Typically, it takes about three seconds for the announcer to finish asking the question, Ferrucci said. It is in this compact time frame that Watson must determine a plausible answer.
At first glance, the challenge might seem like an easy one. After all, Internet search engines do these sorts of searches millions of times a day. But it is not so easy, Ferrucci said.
"There is a misconception that [the computer] is just looking the answer up somewhere. I wish it were that easy," he said. Google and other Internet search services return only the documents that may provide the answers, not the answers themselves. And databases hold material that only can be accessed through precisely worded queries.
"The reality is that you have to interpret the question and relate the question to the millions of different ways that the answer might be expressed," Ferrucci said.
The software orchestrating the process of returning an answer is called DeepQA. It combines capabilities in natural language processing, machine learning and information retrieval.
When given a question, the software initially analyzes it, identifying any names, dates, geographic locations or other entities. It also examines the phrase structure and the grammar of the question for hints of what the question is asking.
Sometimes the question is an obvious one, and a query to a specific database will do the trick. Most times, however, the question will kick off five or 10 searches across different data sources, each an interpretation of what the question might be.
For this challenge, IBM has amassed an immense amount of reference material, including multiple encyclopedias, millions of news stories, novels, plays and other digital books. Some of the material is in structured databases; other material resides in unstructured text files.
The process is iterative. A set of results may require a new set of searches to be undertaken. "So, now you might have hundreds of processes, each generating additional candidate answers. Imagine that fan-out," Ferrucci said. An end-result may have 10,000 sets of possible questions and their corresponding answers.
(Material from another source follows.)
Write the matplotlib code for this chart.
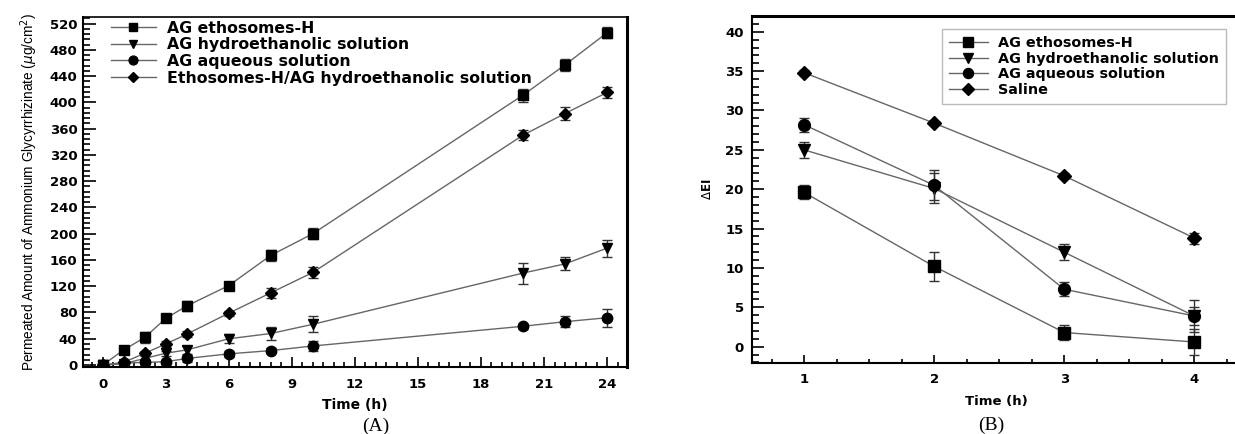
import numpy as np
import matplotlib
matplotlib.use('Agg')
import matplotlib.pyplot as plt
from matplotlib.ticker import MultipleLocator

plt.rcParams['font.family'] = ['DejaVu Sans']

# ---- panel A data ----
time_a = [0, 1, 2, 3, 4, 6, 8, 10, 20, 22, 24]
etho_a = [0, 23, 42, 71, 90, 121, 167, 200, 411, 457, 506]
etho_a_err = [4, 4, 8, 5, 7, 6, 8, 8, 10, 9, 8]
hydro_a = [0, 2, 10, 18, 23, 40, 48, 62, 140, 154, 178]
hydro_a_err = [8, 3, 5, 4, 6, 7, 10, 12, 16, 10, 13]
aq_a = [0, 3, 4, 5, 10, 17, 22, 29, 59, 66, 72]
aq_a_err = [2, 2, 3, 3, 5, 5, 4, 7, 4, 8, 14]
mix_a = [0, 4, 18, 32, 47, 79, 110, 141, 350, 383, 415]
mix_a_err = [2, 3, 4, 4, 5, 4, 8, 9, 8, 10, 9]
labels_a = ['AG ethosomes-H', 'AG hydroethanolic solution',
            'AG aqueous solution', 'Ethosomes-H/AG hydroethanolic solution']

# ---- panel B data ----
time_b = [1, 2, 3, 4]
etho_b = [19.6, 10.2, 1.8, 0.6]
etho_b_err = [0.9, 1.8, 1.0, 1.7]
hydro_b = [25.0, 20.1, 12.0, 3.9]
hydro_b_err = [1.0, 1.9, 1.0, 1.2]
aq_b = [28.2, 20.5, 7.3, 3.9]
aq_b_err = [0.9, 1.9, 0.9, 2.0]
saline_b = [34.8, 28.4, 21.7, 13.8]
saline_b_err = [0.3, 0.3, 0.3, 0.7]
labels_b = ['AG ethosomes-H', 'AG hydroethanolic solution',
            'AG aqueous solution', 'Saline']

markers = ['s', 'v', 'o', 'D']

fig = plt.figure(figsize=(12.35, 4.34), dpi=100)
ax1 = fig.add_axes([0.0672, 0.1544, 0.4405, 0.8065])
ax2 = fig.add_axes([0.6089, 0.1636, 0.395, 0.7995])


def draw(ax, t, series, errs, labels, sizes):
    for y, e, m, ms, lab in zip(series, errs, markers, sizes, labels):
        ax.errorbar(t, y, yerr=e, fmt='none', ecolor='#333333', elinewidth=1,
                    capsize=3.6, capthick=1)
        ax.plot(t, y, marker=m, markersize=ms, color='#666666', mfc='black',
                mec='black', linewidth=1, label=lab)


draw(ax1, time_a, [etho_a, hydro_a, aq_a, mix_a],
     [etho_a_err, hydro_a_err, aq_a_err, mix_a_err], labels_a,
     [6.5, 6.5, 7.5, 6])
draw(ax2, time_b, [etho_b, hydro_b, aq_b, saline_b],
     [etho_b_err, hydro_b_err, aq_b_err, saline_b_err], labels_b,
     [8, 8, 8.5, 7])

# axes A
ax1.set_xlim(-0.94, 24.95)
ax1.set_ylim(-3, 530)
ax1.xaxis.set_major_locator(MultipleLocator(3))
ax1.xaxis.set_minor_locator(MultipleLocator(0.5))
ax1.yaxis.set_major_locator(MultipleLocator(40))
ax1.yaxis.set_minor_locator(MultipleLocator(8))
ax1.set_xlabel('Time (h)', fontsize=10, fontweight='bold', labelpad=5)
ax1.set_ylabel('Permeated Amount of Ammonium Glycyrrhizinate ($\\mu$g/cm$^2$)',
               fontsize=9.8, family='Liberation Sans', labelpad=7)
ax1.spines['right'].set_linewidth(2.2)
ax1.spines['top'].set_linewidth(1.2)
ax1.tick_params(axis='y', which='major', length=9.5, pad=4)
ax1.tick_params(axis='y', which='minor', length=5)
ax1.tick_params(axis='x', which='major', length=7.5, pad=8)
ax1.tick_params(axis='x', which='minor', length=3.5)
ax1.legend(loc='upper left', bbox_to_anchor=(0.045, 0.998), frameon=False,
           handlelength=2.9, labelspacing=0.1, borderaxespad=0, borderpad=0.2,
           handletextpad=0.7, markerscale=0.85,
           prop={'weight': 'bold', 'size': 11.3})

# axes B
ax2.set_xlim(0.6, 4.35)
ax2.set_ylim(-2.07, 42.0)
ax2.xaxis.set_major_locator(MultipleLocator(1))
ax2.xaxis.set_minor_locator(MultipleLocator(0.25))
ax2.yaxis.set_major_locator(MultipleLocator(5))
ax2.yaxis.set_minor_locator(MultipleLocator(1))
ax2.set_xlabel('Time (h)', fontsize=9.5, fontweight='bold', labelpad=7)
ax2.set_ylabel('$\\Delta$EI', fontsize=8.5, fontweight='bold', labelpad=8)
ax2.spines['top'].set_linewidth(2.2)
ax2.spines['right'].set_visible(False)
ax2.tick_params(axis='y', which='major', length=8.5, pad=6)
ax2.tick_params(axis='y', which='minor', length=5)
ax2.tick_params(axis='x', which='major', length=6, pad=7)
ax2.tick_params(axis='x', which='minor', length=3)
leg = ax2.legend(loc='upper left', bbox_to_anchor=(0.389, 0.9625),
                 handlelength=2.7, labelspacing=0.1, handletextpad=0.7,
                 borderpad=0.5, borderaxespad=0, fancybox=False,
                 markerscale=0.85, prop={'weight': 'bold', 'size': 10.4})
leg.get_frame().set_edgecolor('#aaaaaa')
leg.get_frame().set_linewidth(1.0)

for ax in (ax1, ax2):
    ax.tick_params(which='both', direction='in', labelsize=9.5, width=1.2,
                   top=False, right=False)
    for lab in ax.get_xticklabels() + ax.get_yticklabels():
        lab.set_fontweight('bold')
    ax.spines['left'].set_linewidth(1.5)
    ax.spines['bottom'].set_linewidth(1.5)

fig.text(0.3045, 0.018, '(A)', fontsize=14, family='Liberation Serif',
         ha='center', va='center')
fig.text(0.8024, 0.02, '(B)', fontsize=14, family='Liberation Serif',
         ha='center', va='center')

fig.savefig('out.png', dpi=100)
Of course, Jeopardy requires only a single answer, preferably the right one. So once all the possible answers are collected, the system uses about 100 algorithms to rate each one, assessing it from different perspectives: Does the answer match the approximate time frame that the question hints at? Is it in the right geographic region? Does the grammatical form of the answer match what is required by the question? A categorical check is done: If the question is looking for a kind of liquid, is the answer a kind of liquid?
If the question with the highest score meets a preliminary threshold of confidence, that answer will be submitted.
This approach, by itself, would take a single CPU-based machine about two hours to formulate an answer to a single question, Ferrucci said. Here is where the IBM hardware comes in handy. Watson itself is composed of two racks of IBM Power7 System servers, or about 2,500 processor cores, all acting in harmony in a clustered configuration.
Each socket, which can accommodate either six or eight core processors, is able to handle 32 independent threads, said Tom Rosamilia, IBM General Manager of Power and z Systems. Each thread can host a separate search, or some other individual action.
"The great advantage that the hardware provides is the ability to run multi-threaded multicore" processes, Rosamilia said. In other words, running the software across multiple servers dramatically cuts the execution time.
Despite all this hardware muscle and software prowess, Watson's victory on the game floor is anything but assured. Last June, The New York Times reported that the system still had to be improved quite a bit to match fast-thinking Jeopardy aces.
But even as Ferrucci and his team work feverishly to make last-minute adjustments, the lessons they learn will have wider applicability, both for IBM and for the IT industry in general. Ultimately, IBM plans to use this software to build commercial systems that could answer specific questions in selected fields, such as health care, tech support, and the legal field.
"At the end of the day, whether Watson beats Jeopardy champions Ken Jennings and Brad Rutter is relatively unimportant," wrote Charles King, head of Pund-IT, in a weekly newsletter that the IT analysis firm issues. "However, a computing system demonstrating a form of essentially cognitive capabilities represents a huge technological step that will likely foreshadow profound developments in commercial IT systems and solutions."